Knowledge of the system in terms of calories may not be information which is relevant toward improving personal energy consumption. Certainly, calorie consumption versus time gives one historical information about energy consumption over a period of time. However, to specifically improve energy consumption, time and calories does not necessary provide information for directly affecting energy consumption by improving energy consumption in one's daily life.
In other words, by equating resources, activities, and entities in terms of calories, one may only learn differences among the elements. As shown in FIG. 4 measuring the elements involved in the energy consumption system gives one a view such as that diagramed in FIG. 4. FIG. 4 shows energy consumption activity 3a being related to input entity 9, resources 5, activity 3b, activity 3c and control 7. If the elements were measured in terms of calories, FIG. 4 would show the differences among the elements in terms of calories. To obtain information relevant to the controls, specifically diet schedule 7a, the information would need to correlated in some manner, for example in a manner as relevant to time. As shown in FIG. 4, if the elements were defined in terms of calories, mere differences among the elements do not indicate a proportional relationship among the elements, in terms of the direct effect of each element on activity 3a. While more energy may be consumed by exercise than by normal movement, normal movement is fundamental to the human system. Therefore, one would not necessarily decide to decrease the amount of normal movement because less energy is consumed in terms of calories.
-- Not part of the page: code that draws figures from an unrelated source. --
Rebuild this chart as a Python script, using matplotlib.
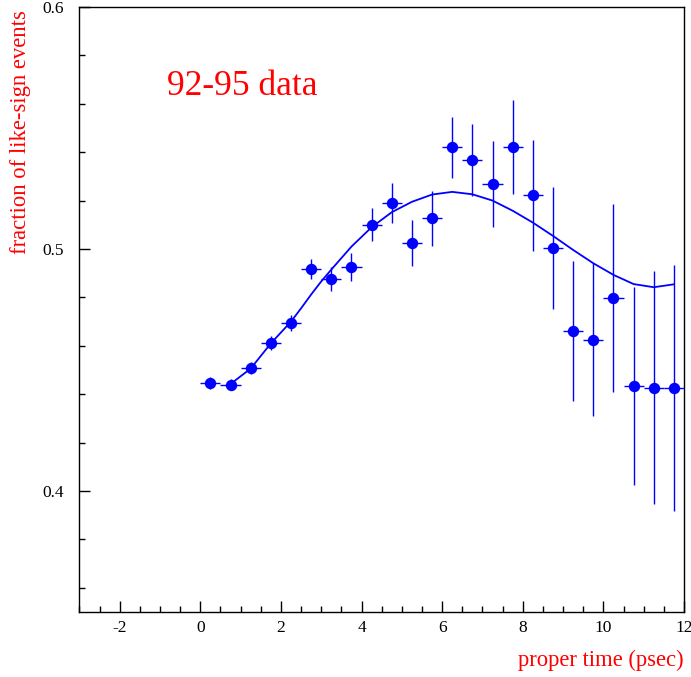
import numpy as np
import matplotlib
matplotlib.use("Agg")
import matplotlib.pyplot as plt
from matplotlib.ticker import MultipleLocator

plt.rcParams['font.family'] = ['Liberation Serif', 'DejaVu Serif']
plt.rcParams['axes.unicode_minus'] = False

# measured fraction of like-sign events per 0.5 ps bin
t_bin = [0.25, 0.75, 1.25, 1.75, 2.25, 2.75, 3.25, 3.75, 4.25, 4.75, 5.25, 5.75,
         6.25, 6.75, 7.25, 7.75, 8.25, 8.75, 9.25, 9.75, 10.25, 10.75, 11.25, 11.75]
frac = [0.4446, 0.4440, 0.4508, 0.4612, 0.4694, 0.4917, 0.4876, 0.4925,
        0.5101, 0.5190, 0.5025, 0.5126, 0.5420, 0.5366, 0.5268, 0.5421,
        0.5222, 0.5005, 0.4661, 0.4626, 0.4797, 0.4435, 0.4426, 0.4426]
frac_err = [0.0026, 0.0022, 0.0025, 0.0029, 0.0033, 0.0041, 0.0050, 0.0058,
            0.0070, 0.0083, 0.0095, 0.0112, 0.0126, 0.0149, 0.0178, 0.0194,
            0.0230, 0.0252, 0.0289, 0.0318, 0.0387, 0.0409, 0.0481, 0.0507]
t_halfwidth = 0.25

# fitted curve
t_fit = [0.78, 1.25, 1.75, 2.25, 2.5, 2.75, 3.0, 3.25, 3.75, 4.25, 4.75, 5.25, 5.75, 6.25,
         6.75, 7.25, 7.75, 8.25, 8.75, 9.25, 9.75, 10.25, 10.75, 11.25, 11.75]
f_fit = [0.4446, 0.4506, 0.4610, 0.4700, 0.4755, 0.4812, 0.4866, 0.4915, 0.5010, 0.5090,
         0.5152, 0.5195, 0.5225, 0.5236, 0.5226, 0.5200, 0.5158, 0.5109,
         0.5054, 0.4996, 0.4941, 0.4893, 0.4855, 0.4842, 0.4854]

fig = plt.figure(figsize=(6.91, 6.77), dpi=100)
ax = fig.add_axes([0.1149, 0.096, 0.8750, 0.8937])

ax.errorbar(t_bin, frac, xerr=t_halfwidth, yerr=frac_err, fmt='o', color='#0000ff',
            ms=7.2, elinewidth=1.0, capsize=0, zorder=3)
ax.plot(t_fit, f_fit, '-', color='#0000ff', lw=1.3, zorder=2)

ax.set_xlim(-3, 12)
ax.set_ylim(0.35, 0.6)
ax.xaxis.set_major_locator(MultipleLocator(2))
ax.xaxis.set_minor_locator(MultipleLocator(0.5))
ax.yaxis.set_major_locator(MultipleLocator(0.1))
ax.yaxis.set_minor_locator(MultipleLocator(0.02))
ax.yaxis.set_major_formatter(plt.FuncFormatter(lambda v, p: '{:g}'.format(round(v, 3))))
ax.tick_params(which='both', direction='in', top=False, right=False, labelsize=12.5, width=1.0)
ax.tick_params(which='major', length=8)
ax.tick_params(which='minor', length=4.3)
ax.tick_params(axis='y', pad=11)
ax.tick_params(axis='x', pad=6)
for s in ax.spines.values():
    s.set_linewidth(1.0)

fig.text(0.029, 0.985, 'fraction of like-sign events', color='red', fontsize=16.3,
         rotation=90, ha='center', va='top')
fig.text(0.99, 0.025, 'proper time (psec)', color='red', fontsize=16.3,
         ha='right', va='center')
ax.text(0.145, 0.868, '92-95 data', color='red', fontsize=25.5, transform=ax.transAxes,
        ha='left', va='center')

fig.savefig('out.png', dpi=100)
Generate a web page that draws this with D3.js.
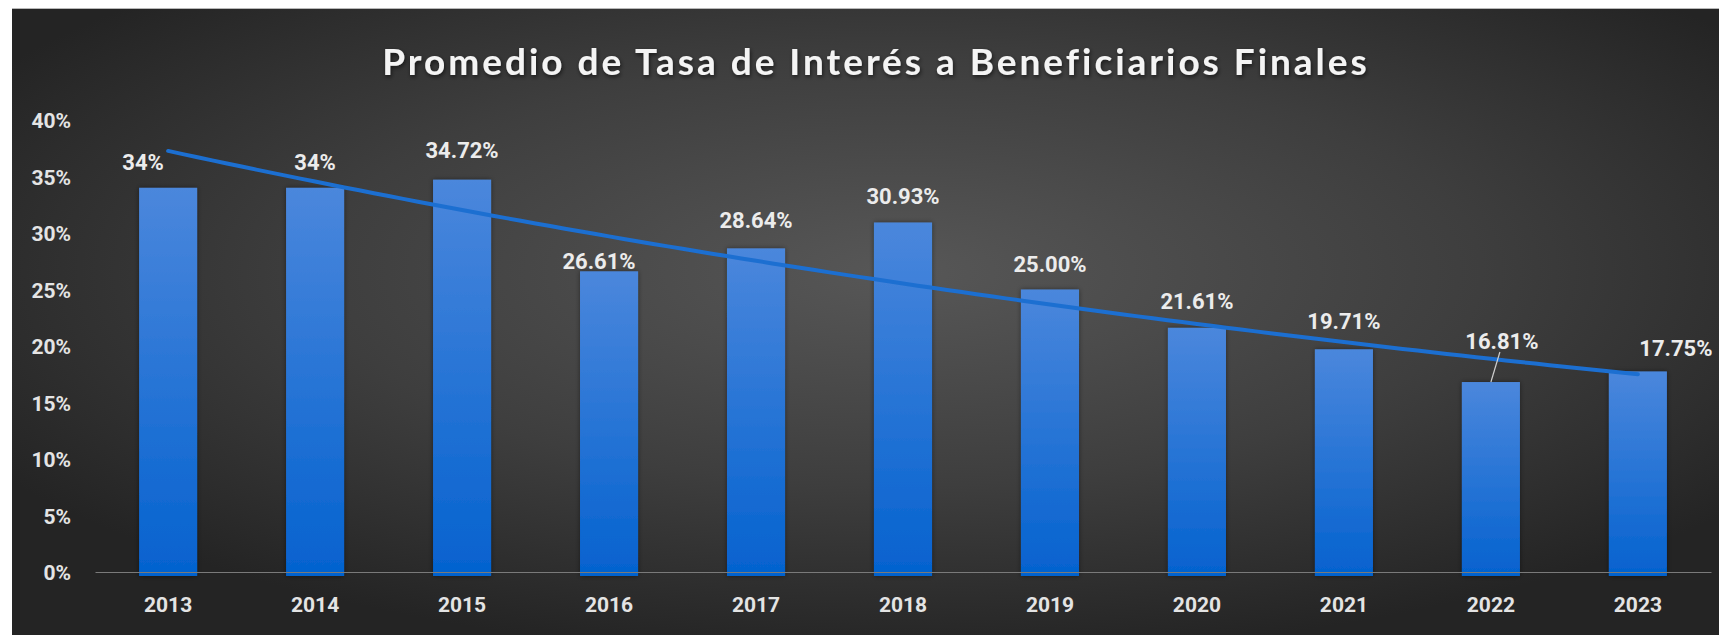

The problem with measuring the typical system shown in FIGS. 3 and 4 is that lots of detailed information can be collected and correlated, however, such information does not necessarily assist in making a decision about improving energy consumption. Having information about elements in terms of total calories, one could certainly choose among elements which theoretically consume more energy, but if those elements are activities which are never performed then the goal of improving energy consumption is not realized. Therefore, knowing the differences in energy consumption among the elements in terms of calories first, is not the most accurate system model for energy consumption because such a system is affected things other than calories, like the scheduling of the activities 3a–c, and second, because it is not an accurate system model it does not give one useful information for making decisions that directly impact energy consumption.
The prior art model described above is like an activity-based costing model except instead of measuring the activities in terms of dollars they are measured in terms of calories.